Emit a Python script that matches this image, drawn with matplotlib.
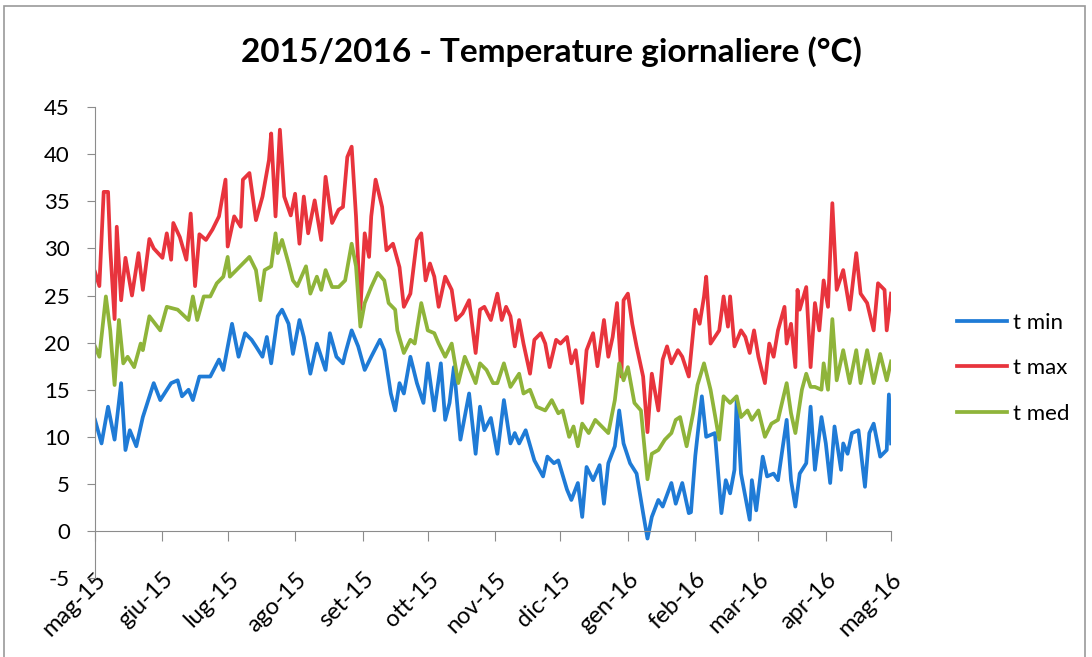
import matplotlib
matplotlib.use("Agg")
import matplotlib.pyplot as plt
import pandas as pd
from matplotlib.patches import Rectangle

# days counted from 1 May 2015 (deg C)
tmax_day = [0, 2, 4, 6, 7, 9, 10, 12, 14, 17, 20, 22, 25, 27, 31, 33, 35, 36, 39, 42,
            44, 46, 48, 51, 54, 57, 60, 61, 64, 67, 68, 71, 74, 77, 80, 81, 83, 85, 87, 90,
            92, 94, 96, 98, 101, 104, 106, 109, 112, 114, 116, 118, 120, 122, 124, 126, 127, 129, 132, 134,
            137, 140, 142, 145, 148, 150, 152, 154, 156, 158, 161, 164, 166, 169, 172, 175, 177, 179, 182, 185,
            187, 189, 191, 193, 195, 197, 200, 202, 205, 207, 209, 212, 214, 217, 219, 221, 224, 226, 229, 231,
            234, 236, 238, 240, 242, 243, 245, 247, 249, 252, 254, 256, 259, 261, 263, 265, 268, 270, 273, 276,
            278, 280, 281, 283, 285, 287, 289, 291, 292, 294, 297, 299, 301, 303, 305, 308, 310, 312, 314, 317,
            318, 320, 322, 323, 324, 327, 329, 331, 333, 335, 337, 339, 341, 344, 347, 350, 352, 355, 358, 360,
            363, 364, 366]
tmax = [27.5, 26.0, 36.0, 36.0, 30.0, 22.5, 32.3, 24.5, 29.0, 25.0, 29.5, 25.6, 31.0, 30.0, 29.0, 31.6, 28.8, 32.7, 31.2, 28.8,
        33.7, 26.0, 31.5, 30.9, 32.0, 33.4, 37.3, 30.2, 33.4, 32.3, 37.3, 38.0, 33.0, 35.5, 39.4, 42.2, 33.4, 42.6, 35.5, 33.5,
        35.8, 30.5, 35.5, 31.6, 35.1, 30.9, 37.6, 32.7, 34.1, 34.4, 39.7, 40.8, 33.4, 23.5, 31.6, 29.1, 33.4, 37.3, 34.4, 29.8,
        30.5, 28.0, 23.8, 25.2, 30.9, 31.6, 26.6, 28.4, 27.0, 23.8, 27.0, 25.6, 22.4, 23.1, 24.5, 18.9, 23.5, 23.8, 22.4, 25.2,
        22.4, 23.8, 22.8, 19.6, 22.4, 19.9, 16.7, 20.3, 21.0, 19.9, 17.4, 20.3, 19.9, 20.6, 17.8, 19.2, 13.6, 19.2, 21.0, 17.5,
        22.4, 18.5, 20.6, 24.2, 16.4, 24.5, 25.2, 22.0, 19.6, 16.4, 10.5, 16.7, 12.8, 18.2, 19.6, 17.8, 19.2, 18.5, 16.4, 23.5,
        22.0, 24.9, 27.0, 19.9, 20.6, 21.3, 24.9, 21.7, 24.9, 19.6, 21.3, 20.6, 18.9, 21.3, 18.5, 15.7, 19.9, 18.5, 21.3, 23.8,
        19.9, 22.0, 17.4, 25.6, 23.5, 25.9, 17.4, 24.2, 21.3, 26.6, 23.8, 34.8, 25.6, 27.7, 23.5, 29.5, 25.2, 24.2, 21.3, 26.3,
        25.6, 21.3, 25.2]

tmed_day = [0, 2, 5, 7, 9, 11, 13, 15, 18, 21, 22, 25, 30, 33, 38, 43, 45, 47, 50, 53,
            56, 59, 61, 62, 65, 68, 71, 74, 76, 78, 81, 83, 84, 86, 89, 91, 93, 97, 99, 102,
            104, 106, 109, 112, 115, 118, 120, 122, 124, 127, 130, 133, 135, 138, 139, 142, 145, 147, 150, 153,
            156, 158, 161, 164, 167, 170, 172, 175, 177, 180, 183, 185, 188, 191, 195, 197, 200, 203, 207, 210,
            213, 215, 218, 220, 222, 224, 227, 230, 233, 236, 239, 241, 243, 245, 248, 251, 254, 256, 259, 262,
            265, 267, 269, 272, 275, 277, 280, 283, 287, 289, 292, 295, 297, 300, 302, 305, 308, 311, 314, 318,
            320, 322, 325, 327, 329, 331, 334, 335, 337, 339, 341, 344, 347, 350, 352, 355, 358, 361, 364, 366]
tmed = [19.6, 18.5, 24.9, 21.3, 15.5, 22.4, 17.8, 18.5, 17.4, 19.9, 19.2, 22.8, 21.3, 23.8, 23.5, 22.4, 24.9, 22.4, 24.9, 24.9,
        26.3, 27.0, 29.1, 27.0, 27.7, 28.4, 29.1, 27.7, 24.5, 27.7, 28.1, 31.6, 29.5, 30.9, 28.4, 26.6, 26.0, 28.1, 25.2, 27.0,
        25.6, 27.7, 25.9, 25.9, 26.6, 30.5, 28.1, 21.7, 24.2, 25.9, 27.4, 26.6, 24.2, 23.5, 21.3, 18.9, 20.3, 19.9, 24.2, 21.3,
        21.0, 19.9, 18.5, 19.9, 15.7, 18.5, 17.4, 15.7, 17.8, 17.1, 15.7, 15.7, 17.8, 15.3, 16.7, 14.6, 15.0, 13.2, 12.8, 13.9,
        12.5, 12.8, 10.0, 11.1, 9.0, 11.4, 10.4, 11.8, 11.1, 10.4, 13.9, 17.8, 16.0, 17.4, 13.6, 12.8, 5.5, 8.2, 8.6, 9.7,
        10.4, 11.8, 12.1, 9.0, 12.5, 15.5, 17.8, 15.0, 9.7, 14.3, 13.6, 14.3, 12.1, 12.8, 11.8, 12.8, 10.0, 11.4, 11.8, 15.7,
        12.5, 10.4, 15.0, 16.7, 15.3, 15.3, 15.0, 17.8, 15.0, 22.5, 16.0, 19.2, 15.7, 19.2, 15.7, 19.2, 15.7, 18.8, 16.0, 18.0]

tmin_day = [0, 3, 6, 9, 12, 14, 16, 19, 22, 27, 30, 35, 38, 40, 43, 45, 48, 53, 57, 59,
            63, 66, 69, 72, 74, 77, 79, 81, 84, 86, 89, 91, 94, 96, 99, 102, 106, 108, 111, 114,
            115, 118, 121, 124, 127, 131, 133, 136, 138, 140, 142, 145, 148, 151, 153, 156, 159, 161, 163, 165,
            168, 172, 175, 177, 179, 182, 185, 188, 191, 193, 195, 198, 202, 206, 208, 211, 213, 217, 219, 222,
            224, 226, 229, 232, 234, 236, 239, 241, 243, 246, 249, 252, 254, 256, 259, 261, 265, 267, 270, 273,
            274, 276, 279, 281, 285, 288, 290, 292, 294, 295, 297, 301, 302, 304, 307, 309, 312, 314, 318, 320,
            322, 324, 327, 329, 331, 334, 336, 338, 340, 343, 344, 346, 348, 351, 354, 356, 358, 361, 364, 365,
            366]
tmin = [11.8, 9.3, 13.2, 9.7, 15.7, 8.6, 10.7, 9.0, 12.1, 15.7, 13.9, 15.7, 16.0, 14.3, 15.0, 13.9, 16.4, 16.4, 18.2, 17.1,
        22.0, 18.5, 21.0, 20.3, 19.6, 18.5, 20.6, 17.8, 22.8, 23.5, 22.0, 18.8, 22.4, 20.6, 16.7, 19.9, 17.1, 21.0, 18.5, 17.8,
        18.8, 21.3, 19.6, 17.1, 18.5, 20.3, 19.2, 14.6, 12.8, 15.7, 14.6, 18.5, 15.7, 13.6, 17.8, 12.8, 17.8, 11.8, 13.6, 17.4,
        9.7, 14.6, 8.2, 13.2, 10.7, 12.0, 8.2, 13.9, 9.3, 10.4, 9.3, 10.7, 7.5, 5.8, 7.9, 7.2, 7.5, 4.4, 3.3, 5.1,
        1.5, 6.8, 5.4, 7.0, 2.9, 7.2, 9.0, 12.8, 9.3, 7.2, 6.1, 1.9, -0.8, 1.5, 3.3, 2.6, 5.1, 2.9, 5.1, 1.9,
        2.0, 8.0, 14.3, 10.0, 10.4, 1.9, 5.4, 4.0, 6.5, 13.9, 6.1, 1.2, 5.4, 2.2, 7.9, 5.8, 6.1, 5.4, 11.8, 5.4,
        2.6, 6.1, 7.2, 13.2, 6.5, 12.1, 9.3, 5.1, 11.1, 6.5, 9.3, 8.2, 10.4, 10.7, 4.7, 10.4, 11.4, 7.9, 8.6, 14.5,
        9.3]

month_labels = ["mag-15", "giu-15", "lug-15", "ago-15", "set-15", "ott-15", "nov-15",
                "dic-15", "gen-16", "feb-16", "mar-16", "apr-16", "mag-16"]

start = pd.Timestamp("2015-05-01")
months = pd.date_range("2015-05-01", "2016-05-01", freq="MS")

def to_dates(days):
    return start + pd.to_timedelta(days, unit="D")

plt.rcParams["font.family"] = ["Lato", "DejaVu Sans"]
plt.rcParams["axes.unicode_minus"] = False

fig = plt.figure(figsize=(10.92, 6.57), dpi=100)
ax = fig.add_axes([0.087, 0.120, 0.729, 0.717])

ax.plot(to_dates(tmin_day), tmin, color="#1f7bd6", lw=2.7, label="t min")
ax.plot(to_dates(tmax_day), tmax, color="#e8343d", lw=2.7, label="t max")
ax.plot(to_dates(tmed_day), tmed, color="#8fb43a", lw=2.7, label="t med")

ax.set_xlim(months[0], months[-1])
ax.set_ylim(-5, 45)
ax.set_yticks(range(-5, 46, 5))

# excel style axes
for s in ["top", "right"]:
    ax.spines[s].set_visible(False)
ax.spines["bottom"].set_position(("data", 0))
ax.spines["bottom"].set_color("#8c8c8c")
ax.spines["left"].set_color("#8c8c8c")
ax.tick_params(axis="both", colors="#8c8c8c", labelcolor="black", labelsize=16)
ax.tick_params(axis="x", length=7, pad=20)
ax.tick_params(axis="y", length=6, pad=12)

ax.set_xticks(months)
ax.set_xticklabels(month_labels, rotation=45, ha="right", va="top",
                   rotation_mode="anchor", fontsize=17)

fig.text(0.505, 0.922, "2015/2016 - Temperature giornaliere (°C)", ha="center", va="center",
         fontsize=24, fontweight="bold")

ax.legend(loc="center left", bbox_to_anchor=(1.058, 0.446), frameon=False, fontsize=16,
          handlelength=2.25, handletextpad=0.25, labelspacing=1.15)

# chart border
fig.patches.append(Rectangle((0.004, -0.05), 0.99, 1.041, transform=fig.transFigure,
                             fill=False, edgecolor="#9a9a9a", lw=1.2))

fig.savefig("out.png", dpi=100)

== WORK REQUIRED ==
Restate exactly, please, only the lines between the start of the data and the line containing "from matplotlib.patches import Rectangle", both ends included, skipping the pictures.

== FINAL RESULT ==
Emit a Python script that matches this image, drawn with matplotlib.
import matplotlib
matplotlib.use("Agg")
import matplotlib.pyplot as plt
import pandas as pd
from matplotlib.patches import Rectangle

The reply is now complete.